[Charts and diagrams as code]
____________________

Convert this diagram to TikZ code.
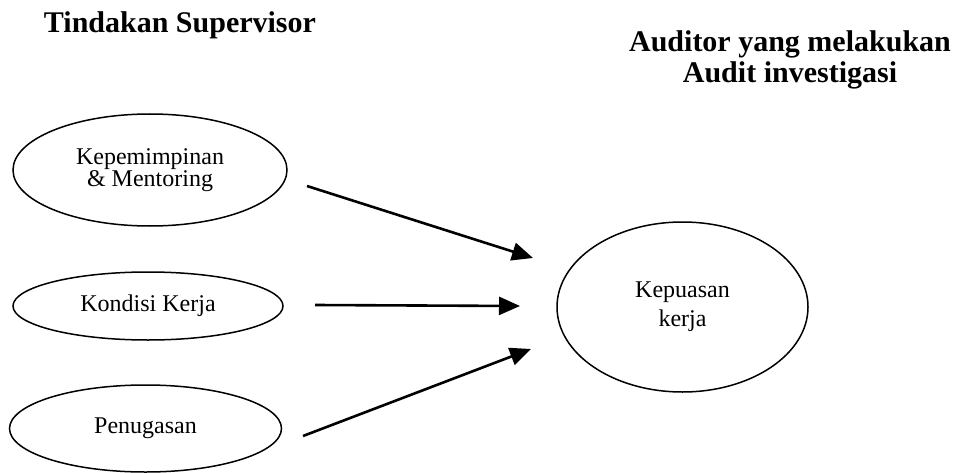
\documentclass[tikz,border=0pt]{standalone}
\usepackage{fontspec}
\setmainfont{Liberation Serif}
\usetikzlibrary{shapes.geometric,arrows.meta}
\tikzset{
  oval/.style={draw, ellipse, line width=1.5pt, inner sep=0pt, align=center,
    font=\fontsize{24}{23}\selectfont},
  header/.style={font=\fontsize{30}{31}\selectfont\bfseries, anchor=base, inner sep=0pt},
  link/.style={line width=2.6pt, -{Triangle[length=21pt,width=18pt]}}
}
\begin{document}
\begin{tikzpicture}[x=1pt,y=-1pt]
\useasboundingbox (0,0) rectangle (957,473);
% headers
\node[header] (h1) at (180,33) {Tindakan Supervisor};
\node[header] (h2a) at (790,52) {Auditor yang melakukan};
\node[header] (h2b) at (790,83) {Audit investigasi};
% ellipses
\node[oval, minimum width=274pt, minimum height=112pt] (e1) at (150,170) {Kepemimpinan\\[-1pt]\& Mentoring};
\node[oval, minimum width=270pt, minimum height=68pt] (e2) at (148,306) {Kondisi Kerja};
\node[oval, minimum width=272pt, minimum height=87pt] (e3) at (145.5,428.5) {Penugasan};
\node[oval, minimum width=251pt, minimum height=170pt, font=\fontsize{24}{29}\selectfont] (k) at (682.5,307) {Kepuasan\\kerja};
% arrow end points
\coordinate (s1) at (307,186);
\coordinate (t1) at (533,258);
\coordinate (s2) at (315,305);
\coordinate (t2) at (520,306);
\coordinate (s3) at (303,436);
\coordinate (t3) at (531,349);
\draw[link] (s1) -- (t1);
\draw[link] (s2) -- (t2);
\draw[link] (s3) -- (t3);
\end{tikzpicture}
\end{document}
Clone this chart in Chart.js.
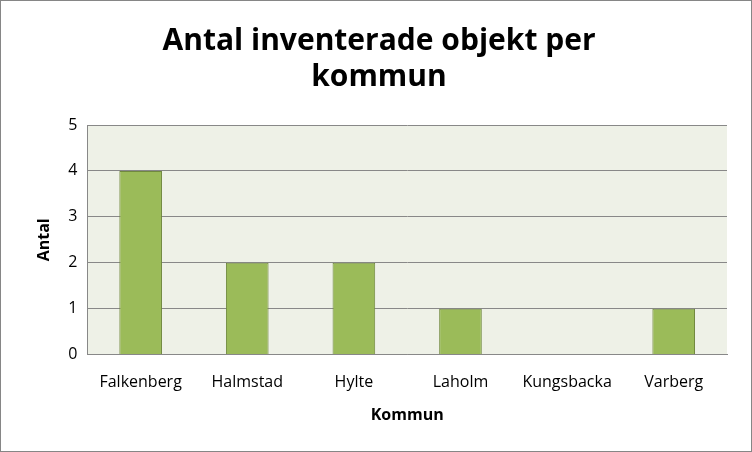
<!DOCTYPE html>
<html>
<head>
<meta charset="utf-8">
<script src="https://cdn.jsdelivr.net/npm/chart.js@4/dist/chart.umd.min.js"></script>
<style>
  html, body { margin: 0; padding: 0; background: #fff; }
  #wrap { width: 750px; height: 450px; border: 1px solid #868686; }
</style>
</head>
<body>
<div id="wrap"><canvas id="chart" width="750" height="450"></canvas></div>
<script>
// Data
const kommuner = ['Falkenberg', 'Halmstad', 'Hylte', 'Laholm', 'Kungsbacka', 'Varberg'];
const antal = [4, 2, 2, 1, 0, 1];

// Bakgrund för plottytan
const plotBg = {
    id: 'plotBg',
    beforeDraw(chart) {
        const { ctx, chartArea: a } = chart;
        ctx.save();
        ctx.fillStyle = '#EEF1E7';
        ctx.fillRect(a.left, a.top, a.right - a.left, a.bottom - a.top);
        ctx.restore();
    }
};

new Chart(document.getElementById('chart'), {
    type: 'bar',
    data: {
        labels: kommuner,
        datasets: [{
            label: 'Antal',
            data: antal,
            backgroundColor: '#9BBB59',
            borderColor: '#71893F',
            borderWidth: 1,
            barPercentage: 0.4,
            categoryPercentage: 1
        }]
    },
    options: {
        responsive: false,
        animation: false,
        layout: { padding: { left: 30, right: 24, top: 22, bottom: 22 } },
        plugins: {
            legend: { display: false },
            tooltip: { enabled: false },
            title: {
                display: true,
                text: ['Antal inventerade objekt per', 'kommun'],
                color: '#000',
                font: { family: 'Open Sans', size: 30, weight: 'bold' },
                lineHeight: 1.45,
                padding: { top: 0, bottom: 30 }
            }
        },
        scales: {
            y: {
                min: 0, max: 5,
                ticks: { stepSize: 1, color: '#000', font: { family: 'Open Sans', size: 16 }, padding: 10 },
                grid: { color: '#888', drawTicks: false },
                border: { color: '#888' },
                title: { display: true, text: 'Antal', color: '#000', font: { family: 'Open Sans', size: 16, weight: 'bold' } }
            },
            x: {
                ticks: { color: '#000', font: { family: 'Open Sans', size: 16 }, padding: 10 },
                grid: { display: false },
                border: { color: '#888' },
                title: { display: true, text: 'Kommun', color: '#000', font: { family: 'Open Sans', size: 16, weight: 'bold' }, padding: { top: 4 } }
            }
        }
    },
    plugins: [plotBg]
});
</script>
</body>
</html>
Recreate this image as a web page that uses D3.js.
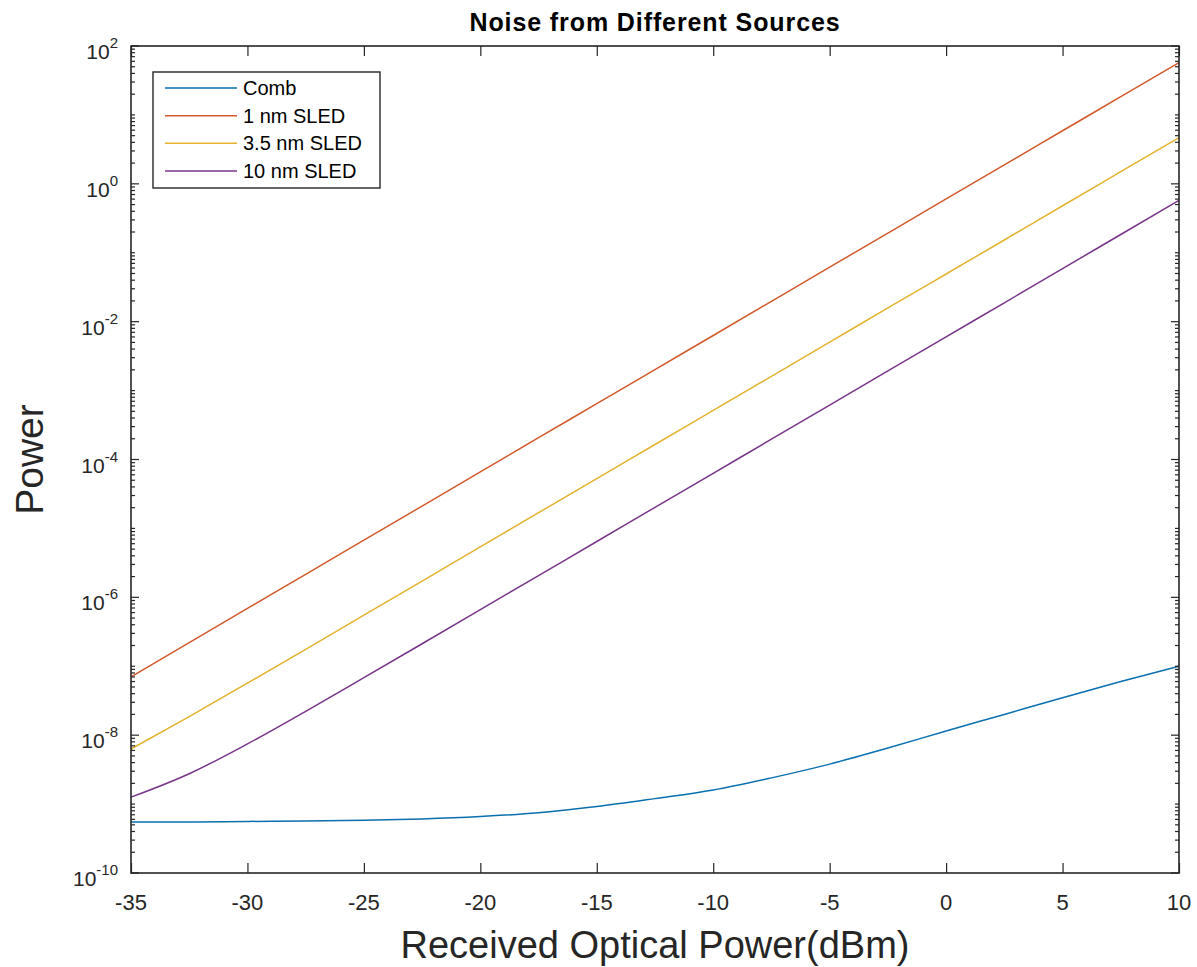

____________________

■ **Given exercise**
Leave the images out and output the remaining material exactly as it stands.

■ **Task answer**
Convert this diagram to TikZ code.
\documentclass[tikz,border=0pt]{standalone}
\usepackage{fontspec}
\setmainfont{Liberation Serif}
\usetikzlibrary{shapes.geometric,arrows.meta}
\tikzset{
  oval/.style={draw, ellipse, line width=1.5pt, inner sep=0pt, align=center,
    font=\fontsize{24}{23}\selectfont},
  header/.style={font=\fontsize{30}{31}\selectfont\bfseries, anchor=base, inner sep=0pt},
  link/.style={line width=2.6pt, -{Triangle[length=21pt,width=18pt]}}
}
\begin{document}
\begin{tikzpicture}[x=1pt,y=-1pt]
\useasboundingbox (0,0) rectangle (957,473);
% headers
\node[header] (h1) at (180,33) {Tindakan Supervisor};
\node[header] (h2a) at (790,52) {Auditor yang melakukan};
\node[header] (h2b) at (790,83) {Audit investigasi};
% ellipses
\node[oval, minimum width=274pt, minimum height=112pt] (e1) at (150,170) {Kepemimpinan\\[-1pt]\& Mentoring};
\node[oval, minimum width=270pt, minimum height=68pt] (e2) at (148,306) {Kondisi Kerja};
\node[oval, minimum width=272pt, minimum height=87pt] (e3) at (145.5,428.5) {Penugasan};
\node[oval, minimum width=251pt, minimum height=170pt, font=\fontsize{24}{29}\selectfont] (k) at (682.5,307) {Kepuasan\\kerja};
% arrow end points
\coordinate (s1) at (307,186);
\coordinate (t1) at (533,258);
\coordinate (s2) at (315,305);
\coordinate (t2) at (520,306);
\coordinate (s3) at (303,436);
\coordinate (t3) at (531,349);
\draw[link] (s1) -- (t1);
\draw[link] (s2) -- (t2);
\draw[link] (s3) -- (t3);
\end{tikzpicture}
\end{document}
Clone this chart in Chart.js.
<!DOCTYPE html>
<html>
<head>
<meta charset="utf-8">
<script src="https://cdn.jsdelivr.net/npm/chart.js@4/dist/chart.umd.min.js"></script>
<style>
  html, body { margin: 0; padding: 0; background: #fff; }
  #wrap { width: 750px; height: 450px; border: 1px solid #868686; }
</style>
</head>
<body>
<div id="wrap"><canvas id="chart" width="750" height="450"></canvas></div>
<script>
// Data
const kommuner = ['Falkenberg', 'Halmstad', 'Hylte', 'Laholm', 'Kungsbacka', 'Varberg'];
const antal = [4, 2, 2, 1, 0, 1];

// Bakgrund för plottytan
const plotBg = {
    id: 'plotBg',
    beforeDraw(chart) {
        const { ctx, chartArea: a } = chart;
        ctx.save();
        ctx.fillStyle = '#EEF1E7';
        ctx.fillRect(a.left, a.top, a.right - a.left, a.bottom - a.top);
        ctx.restore();
    }
};

new Chart(document.getElementById('chart'), {
    type: 'bar',
    data: {
        labels: kommuner,
        datasets: [{
            label: 'Antal',
            data: antal,
            backgroundColor: '#9BBB59',
            borderColor: '#71893F',
            borderWidth: 1,
            barPercentage: 0.4,
            categoryPercentage: 1
        }]
    },
    options: {
        responsive: false,
        animation: false,
        layout: { padding: { left: 30, right: 24, top: 22, bottom: 22 } },
        plugins: {
            legend: { display: false },
            tooltip: { enabled: false },
            title: {
                display: true,
                text: ['Antal inventerade objekt per', 'kommun'],
                color: '#000',
                font: { family: 'Open Sans', size: 30, weight: 'bold' },
                lineHeight: 1.45,
                padding: { top: 0, bottom: 30 }
            }
        },
        scales: {
            y: {
                min: 0, max: 5,
                ticks: { stepSize: 1, color: '#000', font: { family: 'Open Sans', size: 16 }, padding: 10 },
                grid: { color: '#888', drawTicks: false },
                border: { color: '#888' },
                title: { display: true, text: 'Antal', color: '#000', font: { family: 'Open Sans', size: 16, weight: 'bold' } }
            },
            x: {
                ticks: { color: '#000', font: { family: 'Open Sans', size: 16 }, padding: 10 },
                grid: { display: false },
                border: { color: '#888' },
                title: { display: true, text: 'Kommun', color: '#000', font: { family: 'Open Sans', size: 16, weight: 'bold' }, padding: { top: 4 } }
            }
        }
    },
    plugins: [plotBg]
});
</script>
</body>
</html>
Recreate this image as a web page that uses D3.js.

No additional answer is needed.